## Data lines:
———

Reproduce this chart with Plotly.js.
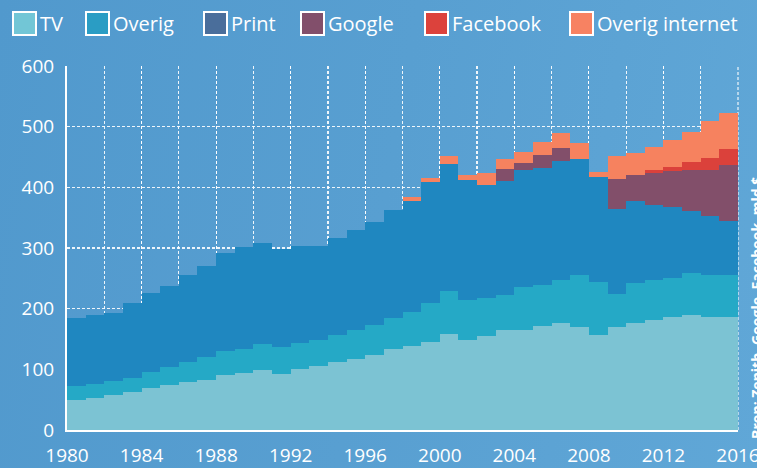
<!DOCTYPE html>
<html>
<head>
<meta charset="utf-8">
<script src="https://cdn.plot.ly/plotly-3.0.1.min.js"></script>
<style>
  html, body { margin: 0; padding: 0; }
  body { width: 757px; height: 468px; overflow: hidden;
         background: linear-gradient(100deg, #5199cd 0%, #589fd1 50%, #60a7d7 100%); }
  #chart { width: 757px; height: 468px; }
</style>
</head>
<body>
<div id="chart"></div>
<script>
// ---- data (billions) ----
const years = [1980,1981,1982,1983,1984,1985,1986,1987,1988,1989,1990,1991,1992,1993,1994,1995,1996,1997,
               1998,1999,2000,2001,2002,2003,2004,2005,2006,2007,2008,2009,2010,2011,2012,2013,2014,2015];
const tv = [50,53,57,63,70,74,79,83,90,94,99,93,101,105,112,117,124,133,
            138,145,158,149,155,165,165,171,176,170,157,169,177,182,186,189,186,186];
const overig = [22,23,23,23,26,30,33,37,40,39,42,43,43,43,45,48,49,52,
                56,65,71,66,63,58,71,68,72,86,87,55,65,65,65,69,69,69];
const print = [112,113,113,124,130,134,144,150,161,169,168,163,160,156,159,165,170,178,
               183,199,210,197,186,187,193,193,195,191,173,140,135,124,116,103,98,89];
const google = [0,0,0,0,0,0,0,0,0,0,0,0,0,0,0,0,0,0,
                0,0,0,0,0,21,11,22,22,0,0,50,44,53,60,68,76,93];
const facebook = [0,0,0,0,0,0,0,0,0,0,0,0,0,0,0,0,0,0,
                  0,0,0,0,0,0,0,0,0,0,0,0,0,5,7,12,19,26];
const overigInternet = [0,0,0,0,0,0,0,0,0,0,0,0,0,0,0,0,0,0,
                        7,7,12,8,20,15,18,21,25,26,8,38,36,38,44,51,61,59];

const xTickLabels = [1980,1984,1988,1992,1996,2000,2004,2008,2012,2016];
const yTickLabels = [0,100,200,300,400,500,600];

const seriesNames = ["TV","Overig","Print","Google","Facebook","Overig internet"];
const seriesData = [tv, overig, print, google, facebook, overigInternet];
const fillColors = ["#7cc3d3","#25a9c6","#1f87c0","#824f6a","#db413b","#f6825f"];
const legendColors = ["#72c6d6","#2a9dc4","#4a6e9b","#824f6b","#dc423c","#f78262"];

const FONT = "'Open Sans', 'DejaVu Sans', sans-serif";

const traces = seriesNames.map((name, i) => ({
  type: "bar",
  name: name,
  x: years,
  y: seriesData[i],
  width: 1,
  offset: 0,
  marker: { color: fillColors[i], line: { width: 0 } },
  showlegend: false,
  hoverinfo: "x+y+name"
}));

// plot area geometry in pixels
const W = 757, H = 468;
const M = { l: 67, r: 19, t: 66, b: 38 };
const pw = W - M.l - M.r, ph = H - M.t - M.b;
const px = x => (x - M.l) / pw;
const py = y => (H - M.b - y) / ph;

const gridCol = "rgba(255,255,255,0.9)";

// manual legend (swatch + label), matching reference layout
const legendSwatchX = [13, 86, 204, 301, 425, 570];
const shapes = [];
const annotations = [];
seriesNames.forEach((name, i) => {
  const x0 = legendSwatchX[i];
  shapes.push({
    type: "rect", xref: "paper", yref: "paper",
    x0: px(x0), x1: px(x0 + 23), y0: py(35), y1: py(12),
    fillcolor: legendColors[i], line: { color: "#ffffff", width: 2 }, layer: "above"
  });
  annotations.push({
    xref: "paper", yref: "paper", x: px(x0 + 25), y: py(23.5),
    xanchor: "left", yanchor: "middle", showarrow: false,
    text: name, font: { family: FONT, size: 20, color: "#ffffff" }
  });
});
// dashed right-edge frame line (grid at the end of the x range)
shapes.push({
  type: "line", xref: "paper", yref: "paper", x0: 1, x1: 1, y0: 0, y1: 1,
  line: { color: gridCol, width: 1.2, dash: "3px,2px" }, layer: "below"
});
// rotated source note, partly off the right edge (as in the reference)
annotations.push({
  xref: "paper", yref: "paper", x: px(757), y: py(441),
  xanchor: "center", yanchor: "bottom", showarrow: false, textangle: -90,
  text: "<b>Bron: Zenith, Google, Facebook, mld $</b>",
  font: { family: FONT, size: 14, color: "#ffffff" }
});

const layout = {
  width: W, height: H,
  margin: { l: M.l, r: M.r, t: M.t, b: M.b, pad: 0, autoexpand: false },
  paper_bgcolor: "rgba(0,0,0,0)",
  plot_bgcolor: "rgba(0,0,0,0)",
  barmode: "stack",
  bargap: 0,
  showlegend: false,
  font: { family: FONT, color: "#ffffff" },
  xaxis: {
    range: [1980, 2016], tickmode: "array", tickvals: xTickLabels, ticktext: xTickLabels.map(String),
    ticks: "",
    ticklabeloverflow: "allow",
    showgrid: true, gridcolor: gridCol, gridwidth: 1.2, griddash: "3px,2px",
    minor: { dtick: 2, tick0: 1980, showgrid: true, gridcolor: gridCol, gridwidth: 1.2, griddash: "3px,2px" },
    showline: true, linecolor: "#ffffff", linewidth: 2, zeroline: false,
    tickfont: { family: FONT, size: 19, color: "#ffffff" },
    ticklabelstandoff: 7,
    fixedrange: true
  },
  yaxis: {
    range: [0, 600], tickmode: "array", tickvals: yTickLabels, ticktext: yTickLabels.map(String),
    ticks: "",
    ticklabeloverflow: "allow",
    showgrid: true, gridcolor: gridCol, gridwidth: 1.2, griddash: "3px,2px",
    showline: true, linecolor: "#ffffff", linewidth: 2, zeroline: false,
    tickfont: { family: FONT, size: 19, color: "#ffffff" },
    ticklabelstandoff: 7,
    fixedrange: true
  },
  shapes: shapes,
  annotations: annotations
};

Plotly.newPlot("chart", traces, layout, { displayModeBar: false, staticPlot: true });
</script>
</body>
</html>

———

Leave out any pictures and return exactly the lines from the beginning of the data through the line with "const yTickLabels = [0,100,200,300,400,500,600];", inclusive.

Reproduce this chart with Plotly.js.
<!DOCTYPE html>
<html>
<head>
<meta charset="utf-8">
<script src="https://cdn.plot.ly/plotly-3.0.1.min.js"></script>
<style>
  html, body { margin: 0; padding: 0; }
  body { width: 757px; height: 468px; overflow: hidden;
         background: linear-gradient(100deg, #5199cd 0%, #589fd1 50%, #60a7d7 100%); }
  #chart { width: 757px; height: 468px; }
</style>
</head>
<body>
<div id="chart"></div>
<script>
// ---- data (billions) ----
const years = [1980,1981,1982,1983,1984,1985,1986,1987,1988,1989,1990,1991,1992,1993,1994,1995,1996,1997,
               1998,1999,2000,2001,2002,2003,2004,2005,2006,2007,2008,2009,2010,2011,2012,2013,2014,2015];
const tv = [50,53,57,63,70,74,79,83,90,94,99,93,101,105,112,117,124,133,
            138,145,158,149,155,165,165,171,176,170,157,169,177,182,186,189,186,186];
const overig = [22,23,23,23,26,30,33,37,40,39,42,43,43,43,45,48,49,52,
                56,65,71,66,63,58,71,68,72,86,87,55,65,65,65,69,69,69];
const print = [112,113,113,124,130,134,144,150,161,169,168,163,160,156,159,165,170,178,
               183,199,210,197,186,187,193,193,195,191,173,140,135,124,116,103,98,89];
const google = [0,0,0,0,0,0,0,0,0,0,0,0,0,0,0,0,0,0,
                0,0,0,0,0,21,11,22,22,0,0,50,44,53,60,68,76,93];
const facebook = [0,0,0,0,0,0,0,0,0,0,0,0,0,0,0,0,0,0,
                  0,0,0,0,0,0,0,0,0,0,0,0,0,5,7,12,19,26];
const overigInternet = [0,0,0,0,0,0,0,0,0,0,0,0,0,0,0,0,0,0,
                        7,7,12,8,20,15,18,21,25,26,8,38,36,38,44,51,61,59];

const xTickLabels = [1980,1984,1988,1992,1996,2000,2004,2008,2012,2016];
const yTickLabels = [0,100,200,300,400,500,600];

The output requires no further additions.